Originally Posted by Burky
I checked with my teacher today and he agreed with my differentiation, so differentiating definately gives:
3x^2 +(3y^2).(dy/dx) -3y -3x.(dy/dx) = 0
--> x^2 + (y^2).dy/dx - y - x.(dy/dx) = 0
Whenever you differentiate f(y), it goes to f'(y)dy/dx, so differentating y^3 gives 3y^2 dy/dx, and when you differentiate -3xy, it goes to (-3x.dy/dx) + (-3y).
After manipulating the differentiated expression, you get:
dy/dx = (x^2 - y)/(x - y^2) = 0 where x can never be equal to y^2
which gives y = x^2 again.
This suggests that every point on this curve is a turning point, which is a load of crap.
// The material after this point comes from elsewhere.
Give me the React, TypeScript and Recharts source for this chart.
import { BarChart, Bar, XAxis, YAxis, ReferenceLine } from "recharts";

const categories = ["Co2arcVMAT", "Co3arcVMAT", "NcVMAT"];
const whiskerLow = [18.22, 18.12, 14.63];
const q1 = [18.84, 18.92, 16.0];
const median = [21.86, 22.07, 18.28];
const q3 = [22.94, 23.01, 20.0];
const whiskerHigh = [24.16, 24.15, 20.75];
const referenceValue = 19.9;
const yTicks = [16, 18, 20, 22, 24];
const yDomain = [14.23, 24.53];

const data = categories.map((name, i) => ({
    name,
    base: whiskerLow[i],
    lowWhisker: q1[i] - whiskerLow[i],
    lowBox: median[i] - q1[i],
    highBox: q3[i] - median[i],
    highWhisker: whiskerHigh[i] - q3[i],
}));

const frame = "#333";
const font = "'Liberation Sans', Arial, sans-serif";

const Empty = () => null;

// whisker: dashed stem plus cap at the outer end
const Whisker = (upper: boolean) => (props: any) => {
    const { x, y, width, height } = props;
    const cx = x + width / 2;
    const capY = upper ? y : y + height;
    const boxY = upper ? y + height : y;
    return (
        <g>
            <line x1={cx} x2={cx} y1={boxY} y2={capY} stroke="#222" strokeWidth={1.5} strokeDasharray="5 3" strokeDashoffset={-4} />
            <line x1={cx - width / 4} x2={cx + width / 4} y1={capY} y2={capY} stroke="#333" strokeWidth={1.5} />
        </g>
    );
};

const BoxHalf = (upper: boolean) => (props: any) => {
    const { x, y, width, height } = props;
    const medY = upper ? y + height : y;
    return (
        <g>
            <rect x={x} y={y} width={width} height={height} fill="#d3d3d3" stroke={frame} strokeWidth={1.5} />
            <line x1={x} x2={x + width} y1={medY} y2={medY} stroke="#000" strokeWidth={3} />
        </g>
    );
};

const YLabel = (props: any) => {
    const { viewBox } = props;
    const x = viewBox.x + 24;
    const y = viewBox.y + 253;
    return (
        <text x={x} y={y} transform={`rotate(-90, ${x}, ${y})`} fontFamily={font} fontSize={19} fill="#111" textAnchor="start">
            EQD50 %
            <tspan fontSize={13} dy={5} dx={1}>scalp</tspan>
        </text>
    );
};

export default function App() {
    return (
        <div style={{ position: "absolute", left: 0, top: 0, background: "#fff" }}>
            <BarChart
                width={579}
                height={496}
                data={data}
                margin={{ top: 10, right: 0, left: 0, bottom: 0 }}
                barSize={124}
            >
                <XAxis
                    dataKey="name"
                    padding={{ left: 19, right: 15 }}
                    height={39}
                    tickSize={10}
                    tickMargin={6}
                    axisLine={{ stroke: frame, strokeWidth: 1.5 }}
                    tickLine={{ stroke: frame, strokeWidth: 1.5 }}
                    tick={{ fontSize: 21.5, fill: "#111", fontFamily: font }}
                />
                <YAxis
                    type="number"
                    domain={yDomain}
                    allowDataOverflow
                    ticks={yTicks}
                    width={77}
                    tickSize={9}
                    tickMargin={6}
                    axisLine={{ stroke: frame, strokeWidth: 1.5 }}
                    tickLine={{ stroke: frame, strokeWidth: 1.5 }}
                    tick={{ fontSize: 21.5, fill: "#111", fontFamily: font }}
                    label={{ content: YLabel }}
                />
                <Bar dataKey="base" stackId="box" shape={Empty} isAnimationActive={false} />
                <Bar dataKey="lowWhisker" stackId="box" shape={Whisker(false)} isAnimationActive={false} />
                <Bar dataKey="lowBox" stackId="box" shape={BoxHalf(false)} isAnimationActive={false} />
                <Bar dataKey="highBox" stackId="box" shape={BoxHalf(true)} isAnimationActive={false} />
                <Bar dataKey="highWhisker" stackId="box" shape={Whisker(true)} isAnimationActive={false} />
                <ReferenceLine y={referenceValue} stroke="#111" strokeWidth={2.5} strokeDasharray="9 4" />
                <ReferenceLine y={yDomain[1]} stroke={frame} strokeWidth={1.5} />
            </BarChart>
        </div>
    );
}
I've never heard of this, but I haven't seen as much maths as you have either. I tried this out, but I might have screwed up.
If you keep differentiating the x term you get 3! = 6. If you put that into the first derivitive equation, you get y = 6^2 = 36, which does not agree with the first equation.
If you put it into the original expression, then y = -6.59... is the only root (using my calculator to solve that)
And I have no idea what that is telling us, but I'm sure I did that thing wrong.